The Oil Sector’s Corruption Factory in the Middle East

Unaoil is a Monaco-based company that Huffington Post has just called "the corruption factory.” The accusations on the company are specific and are based on a six month investigation documented with e-mails.

The role of Unaoil, according to Huffington Post, is to play the middle men between Western oil companies and oil-rich states, passing on bribes to critical individuals to secure contracts for a significant commission. Allegedly, this gives Western companies "plausible deniability” and allows decision-makers in oil rich countries to cash-in political influence. Their range of operation includes Iraq, Iran, Lybia, Kuwait, and the Assad regime in Syria.

The multi-million dollar company is run by the Aksani family and is said to have a cream of the crop global clientele that includes royalty and business elites. They are also known for their charitable work and real estate in London. The company not only categorically denies any allegation of corruption, but has since 2007 been certified by anti-corruption agency Trace International for its clean and bribery-free business in a not-so-clean industry in which business and politics mingle unusually a lot.

While this may not be the only company accused of doing the same sort of business, The Huffington Post has gained access to leaked emails of the company, which are in the hands of Fairfax Media. These e-mails have allowed for very specific accusations.


In Iraq, Unaoil was operating on behalf of Australian, Italian, German, Dutch, British and US-based clients: Saipem, Rolls-Royce, FMC Technologies, Cameron, MAN Turbo, Weatherford, and Leighton Offshore.

Between 2004 and 2012 Unaoil is accused of paying at least $25 million in bribes in Iraq, to secure the support "greedy” officials, including a Deputy Prime Minister, an Oil Minister, the Director General of the South Oil Company, and other top oil officials. Bribes ranged from $1,000 to multi-million lump sums. Money was also channeled to Italian Eni officials running the tender for the giant Zubair oil field. Iraqi officials, including former Deputy Prime Minister Dr Shahristani deny any wrongdoing.


In Iran, Unaoil "represented” Weir Pumps, ABB, Elliott and Japan’s Yokogawa. Prior to the end of the embargo, apparently Unaoil used front companies to circumvent embargo restrictions. There are fewer names in terms of Iranian contacts.

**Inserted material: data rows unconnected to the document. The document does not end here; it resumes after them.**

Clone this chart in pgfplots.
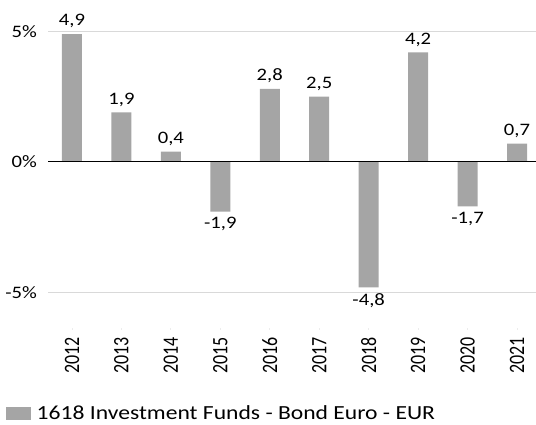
\documentclass[border=0pt]{standalone}
\usepackage{fontspec}
\setmainfont{Carlito}[FakeStretch=1.18]
\newfontfamily\rotfont{Carlito}
\usepackage{pgfplots}
\pgfplotsset{compat=1.18}
\definecolor{bargray}{HTML}{A5A5A5}
\definecolor{gridgray}{HTML}{D9D9D9}
\newcommand\yl[1]{\scalebox{1}[1.22]{\rotfont\fontsize{18}{21}\selectfont #1}}
\begin{document}
\fontsize{17.5}{21}\selectfont
\begin{tikzpicture}
\useasboundingbox (0pt,0pt) rectangle (536pt,425pt);
\begin{axis}[
  at={(48pt,97pt)}, anchor=south west,
  scale only axis, width=488pt, height=328pt,
  xmin=-0.485, xmax=9.384, ymin=-6.36, ymax=6.207,
  ybar, bar width=20pt,
  axis line style={draw=none},
  ytick={-5,0,5}, yticklabels={-5\%,0\%,5\%},
  ymajorgrids, grid style={color=gridgray, line width=1pt},
  xtick={0,...,9},
  xticklabels={\yl{2012},\yl{2013},\yl{2014},\yl{2015},\yl{2016},\yl{2017},\yl{2018},\yl{2019},\yl{2020},\yl{2021}},
  xtick pos=bottom, ytick pos=left,
  tick align=outside,
  x tick style={color=gray!15, line width=0.8pt}, y tick style={draw=none},
  major tick length=2pt,
  xticklabel style={rotate=90, anchor=east, inner sep=0pt, xshift=-7pt},
  yticklabel style={anchor=east, inner sep=0pt, xshift=-9pt},
  /pgf/number format/assume math mode=true,
  tick label style={font=\fontsize{17.5}{21}\selectfont},
  nodes near coords,
  nodes near coords style={font=\fontsize{17.5}{21}\selectfont, /pgf/number format/.cd, fixed, fixed zerofill, precision=1, use comma, assume math mode=true},
  legend style={at={(-0.086,-0.262)}, anchor=west, draw=none, fill=none, inner sep=0pt, column sep=4.5pt, font=\fontsize{20}{24}\selectfont, nodes={inner sep=1pt}},
  legend cell align=left,
  legend image code/.code={\fill[#1] (0pt,-6.5pt) rectangle (25pt,6.5pt);},
]
\addplot[fill=bargray, draw=none] coordinates {
(0,4.9) (1,1.9) (2,0.4) (3,-1.9) (4,2.8) (5,2.5) (6,-4.8) (7,4.2) (8,-1.7) (9,0.7)};
\addlegendentry{1618 Investment Funds - Bond Euro - EUR}
\draw[black, line width=1pt] (axis cs:-0.485,0) -- (axis cs:9.384,0);
\end{axis}
\end{tikzpicture}
\end{document}
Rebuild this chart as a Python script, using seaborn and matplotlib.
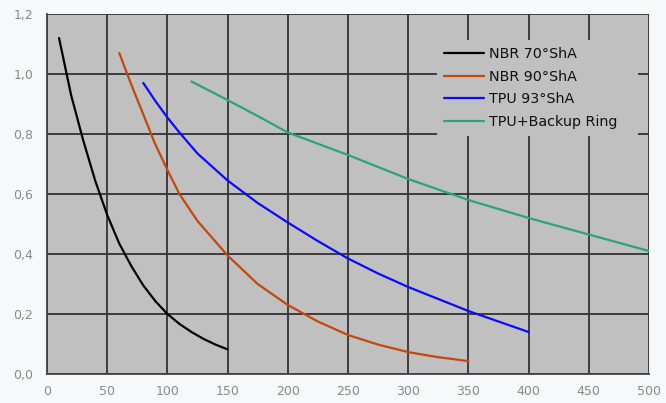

Unaoil was also well-connected with the Colonel Gaddafi regime, operating in Lybia since 2004. A key connection of the company was Mustafa Zarti, a confidant for the Gaddafi regime. In Lybia, theyr represented Malaysia’s Ranhill, Korea’s ISU, and Spain’s Tecnicas Reunidas.

Kuwait and Abu Dhabi

In Kuwait the contact of the company is referred to by the nickname "big cheese.” Unaoil was representing US-based FMC Technologies. In Abu Dhabi Unoil represented the Indian conglomerate Larsen & Toubro.


In Suria Unaoil represented a British company,Petrofac, helping them to secure contracts with Assad regime’s petroleum companies in 2008-2009. However, from the communication it appears that the client was not aware of the bribing process.